== Records shown ==

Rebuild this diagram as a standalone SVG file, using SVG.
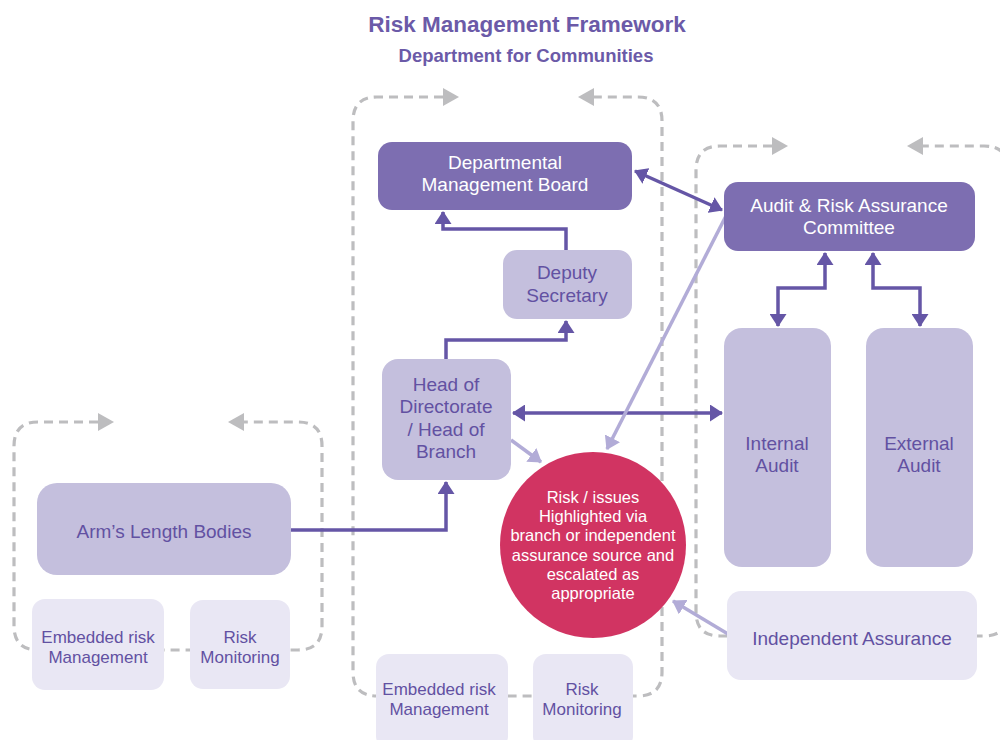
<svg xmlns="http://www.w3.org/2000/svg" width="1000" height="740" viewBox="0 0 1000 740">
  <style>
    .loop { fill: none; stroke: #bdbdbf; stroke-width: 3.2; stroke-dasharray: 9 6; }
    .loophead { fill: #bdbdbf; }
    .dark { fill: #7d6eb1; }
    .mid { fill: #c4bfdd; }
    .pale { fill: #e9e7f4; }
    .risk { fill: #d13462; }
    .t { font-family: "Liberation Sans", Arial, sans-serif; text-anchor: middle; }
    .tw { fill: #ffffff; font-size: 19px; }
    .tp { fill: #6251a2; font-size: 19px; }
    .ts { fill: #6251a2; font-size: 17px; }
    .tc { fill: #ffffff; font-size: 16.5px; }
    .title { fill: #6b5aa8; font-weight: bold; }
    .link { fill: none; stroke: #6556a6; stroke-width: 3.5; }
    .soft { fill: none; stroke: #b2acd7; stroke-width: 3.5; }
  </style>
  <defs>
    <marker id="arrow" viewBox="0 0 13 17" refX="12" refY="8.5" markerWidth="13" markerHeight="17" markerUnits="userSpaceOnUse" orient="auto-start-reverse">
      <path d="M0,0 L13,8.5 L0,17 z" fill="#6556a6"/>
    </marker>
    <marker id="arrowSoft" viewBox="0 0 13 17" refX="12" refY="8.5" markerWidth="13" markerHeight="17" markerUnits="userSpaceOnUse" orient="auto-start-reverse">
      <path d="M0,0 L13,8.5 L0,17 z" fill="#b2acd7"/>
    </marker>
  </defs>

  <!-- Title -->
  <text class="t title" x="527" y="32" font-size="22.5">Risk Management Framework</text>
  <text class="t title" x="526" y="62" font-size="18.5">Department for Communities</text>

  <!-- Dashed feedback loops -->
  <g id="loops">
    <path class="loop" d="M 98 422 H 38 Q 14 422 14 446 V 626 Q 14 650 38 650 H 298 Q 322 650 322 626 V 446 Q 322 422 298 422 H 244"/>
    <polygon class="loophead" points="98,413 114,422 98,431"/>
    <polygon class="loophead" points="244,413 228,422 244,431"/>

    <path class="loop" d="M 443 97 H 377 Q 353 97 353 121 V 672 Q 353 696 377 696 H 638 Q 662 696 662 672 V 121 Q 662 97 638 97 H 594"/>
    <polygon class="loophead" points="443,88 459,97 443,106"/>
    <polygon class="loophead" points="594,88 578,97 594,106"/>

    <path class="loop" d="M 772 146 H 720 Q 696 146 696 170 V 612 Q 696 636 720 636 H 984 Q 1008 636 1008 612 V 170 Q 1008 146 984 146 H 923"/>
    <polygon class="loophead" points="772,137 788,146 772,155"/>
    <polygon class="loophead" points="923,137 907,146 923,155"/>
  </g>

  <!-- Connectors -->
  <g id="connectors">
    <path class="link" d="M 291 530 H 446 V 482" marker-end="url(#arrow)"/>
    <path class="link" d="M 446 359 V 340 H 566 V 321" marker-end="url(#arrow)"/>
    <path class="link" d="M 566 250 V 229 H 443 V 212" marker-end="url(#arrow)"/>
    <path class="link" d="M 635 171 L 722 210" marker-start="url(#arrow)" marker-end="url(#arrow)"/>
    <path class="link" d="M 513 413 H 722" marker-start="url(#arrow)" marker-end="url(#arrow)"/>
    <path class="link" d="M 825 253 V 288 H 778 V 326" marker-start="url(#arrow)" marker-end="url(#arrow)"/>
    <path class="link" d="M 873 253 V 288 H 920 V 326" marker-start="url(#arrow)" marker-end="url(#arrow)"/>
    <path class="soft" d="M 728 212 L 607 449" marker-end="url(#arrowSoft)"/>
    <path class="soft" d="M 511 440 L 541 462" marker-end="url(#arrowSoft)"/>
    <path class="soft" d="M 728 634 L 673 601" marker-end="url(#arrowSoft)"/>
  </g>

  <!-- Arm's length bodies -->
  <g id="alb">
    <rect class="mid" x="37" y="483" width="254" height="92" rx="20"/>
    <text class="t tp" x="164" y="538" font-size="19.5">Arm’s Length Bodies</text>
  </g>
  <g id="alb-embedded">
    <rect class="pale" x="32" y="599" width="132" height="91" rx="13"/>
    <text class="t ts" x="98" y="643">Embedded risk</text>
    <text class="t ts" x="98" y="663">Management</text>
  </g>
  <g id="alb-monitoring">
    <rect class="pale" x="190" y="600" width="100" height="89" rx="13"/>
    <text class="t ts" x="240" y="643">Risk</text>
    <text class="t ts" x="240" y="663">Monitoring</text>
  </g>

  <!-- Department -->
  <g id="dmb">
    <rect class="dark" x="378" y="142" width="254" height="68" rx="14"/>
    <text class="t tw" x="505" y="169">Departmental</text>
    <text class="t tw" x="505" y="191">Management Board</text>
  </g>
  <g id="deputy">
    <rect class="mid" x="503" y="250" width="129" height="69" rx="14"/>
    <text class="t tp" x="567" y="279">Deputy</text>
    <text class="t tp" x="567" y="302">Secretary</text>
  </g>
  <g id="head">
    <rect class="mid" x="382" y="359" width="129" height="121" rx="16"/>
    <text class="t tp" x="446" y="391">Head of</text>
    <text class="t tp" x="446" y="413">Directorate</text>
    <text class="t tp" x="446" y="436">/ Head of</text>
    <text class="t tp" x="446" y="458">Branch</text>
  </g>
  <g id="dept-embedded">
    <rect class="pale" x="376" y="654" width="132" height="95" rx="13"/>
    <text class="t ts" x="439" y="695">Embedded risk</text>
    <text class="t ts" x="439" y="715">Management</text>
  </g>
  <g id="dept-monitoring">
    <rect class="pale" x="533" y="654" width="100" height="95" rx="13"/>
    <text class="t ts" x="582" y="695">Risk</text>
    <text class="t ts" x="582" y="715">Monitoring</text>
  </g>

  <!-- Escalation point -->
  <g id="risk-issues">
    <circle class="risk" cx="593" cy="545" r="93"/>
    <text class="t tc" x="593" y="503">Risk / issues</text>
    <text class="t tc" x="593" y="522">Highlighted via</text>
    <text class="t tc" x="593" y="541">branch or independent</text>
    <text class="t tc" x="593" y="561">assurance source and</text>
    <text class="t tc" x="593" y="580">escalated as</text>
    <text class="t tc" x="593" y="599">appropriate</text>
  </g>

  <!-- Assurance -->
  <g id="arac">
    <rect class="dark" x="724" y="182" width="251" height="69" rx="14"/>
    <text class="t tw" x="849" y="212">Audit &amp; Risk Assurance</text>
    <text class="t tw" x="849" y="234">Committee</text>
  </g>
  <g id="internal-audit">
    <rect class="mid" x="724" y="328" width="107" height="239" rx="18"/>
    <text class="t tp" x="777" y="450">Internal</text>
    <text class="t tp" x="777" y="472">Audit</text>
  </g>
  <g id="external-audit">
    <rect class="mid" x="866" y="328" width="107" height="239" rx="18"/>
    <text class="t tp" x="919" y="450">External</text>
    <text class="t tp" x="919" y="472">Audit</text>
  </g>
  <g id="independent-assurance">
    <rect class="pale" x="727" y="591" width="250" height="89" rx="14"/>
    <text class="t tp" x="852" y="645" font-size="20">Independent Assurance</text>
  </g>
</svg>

===
== Records shown ==

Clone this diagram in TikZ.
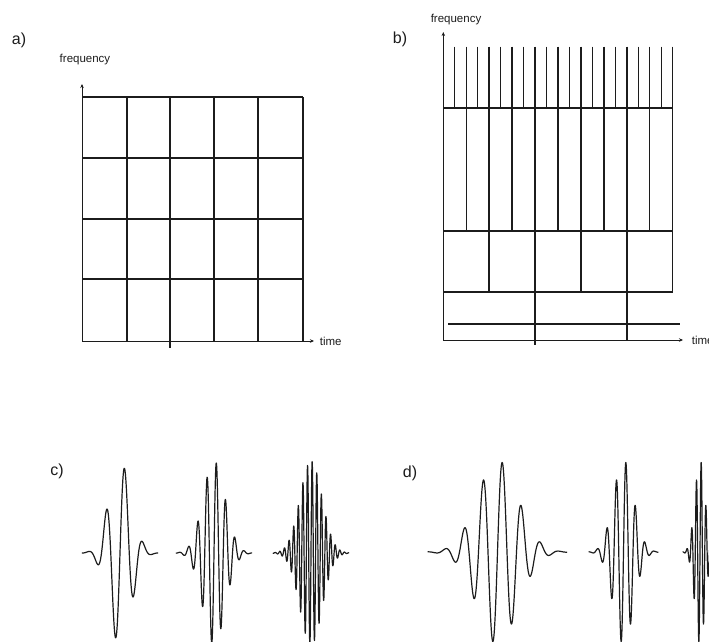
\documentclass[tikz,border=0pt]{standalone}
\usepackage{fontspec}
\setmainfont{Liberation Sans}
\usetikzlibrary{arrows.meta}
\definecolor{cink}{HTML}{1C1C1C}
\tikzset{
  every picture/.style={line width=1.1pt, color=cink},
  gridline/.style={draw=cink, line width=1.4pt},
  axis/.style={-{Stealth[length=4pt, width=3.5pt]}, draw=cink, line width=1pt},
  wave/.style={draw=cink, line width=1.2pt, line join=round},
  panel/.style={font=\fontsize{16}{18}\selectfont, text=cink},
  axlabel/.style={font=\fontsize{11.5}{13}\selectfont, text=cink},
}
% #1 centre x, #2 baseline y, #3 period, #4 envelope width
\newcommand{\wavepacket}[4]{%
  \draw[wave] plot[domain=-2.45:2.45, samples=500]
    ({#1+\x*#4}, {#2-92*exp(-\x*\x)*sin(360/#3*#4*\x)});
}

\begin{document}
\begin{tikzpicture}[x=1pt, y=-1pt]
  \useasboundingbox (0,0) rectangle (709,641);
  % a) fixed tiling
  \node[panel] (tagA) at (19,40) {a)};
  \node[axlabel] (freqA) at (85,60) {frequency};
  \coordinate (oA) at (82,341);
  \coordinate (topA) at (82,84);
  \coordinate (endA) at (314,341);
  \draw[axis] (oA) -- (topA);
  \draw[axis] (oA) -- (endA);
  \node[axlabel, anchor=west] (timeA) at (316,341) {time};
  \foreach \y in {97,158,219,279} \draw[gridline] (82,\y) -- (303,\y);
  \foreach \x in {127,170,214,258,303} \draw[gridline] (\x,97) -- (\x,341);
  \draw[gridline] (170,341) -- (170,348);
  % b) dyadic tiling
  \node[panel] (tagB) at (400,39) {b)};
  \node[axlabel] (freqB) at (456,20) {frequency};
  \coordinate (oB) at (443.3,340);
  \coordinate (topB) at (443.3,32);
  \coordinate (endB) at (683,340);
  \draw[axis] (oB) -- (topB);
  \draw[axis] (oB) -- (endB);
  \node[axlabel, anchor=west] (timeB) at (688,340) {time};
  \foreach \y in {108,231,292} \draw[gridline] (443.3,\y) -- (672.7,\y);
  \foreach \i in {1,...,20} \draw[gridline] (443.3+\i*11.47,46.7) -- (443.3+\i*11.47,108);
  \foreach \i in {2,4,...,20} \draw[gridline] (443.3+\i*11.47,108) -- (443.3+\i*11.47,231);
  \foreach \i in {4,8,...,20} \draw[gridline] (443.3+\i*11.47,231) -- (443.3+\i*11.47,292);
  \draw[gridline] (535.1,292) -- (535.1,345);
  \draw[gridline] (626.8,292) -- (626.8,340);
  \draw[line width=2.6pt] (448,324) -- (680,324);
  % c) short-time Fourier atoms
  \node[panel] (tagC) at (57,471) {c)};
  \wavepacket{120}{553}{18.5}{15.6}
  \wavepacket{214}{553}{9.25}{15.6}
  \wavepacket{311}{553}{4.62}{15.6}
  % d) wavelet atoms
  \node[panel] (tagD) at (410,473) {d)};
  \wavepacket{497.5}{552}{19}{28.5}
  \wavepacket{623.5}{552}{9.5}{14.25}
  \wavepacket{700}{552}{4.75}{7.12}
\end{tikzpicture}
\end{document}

===

# Stated task
Filter the listing above for the string "this" and copy every matching line.

# Answer to the exercise
Rebuild this diagram as a standalone SVG file, using SVG.
Clone this diagram in TikZ.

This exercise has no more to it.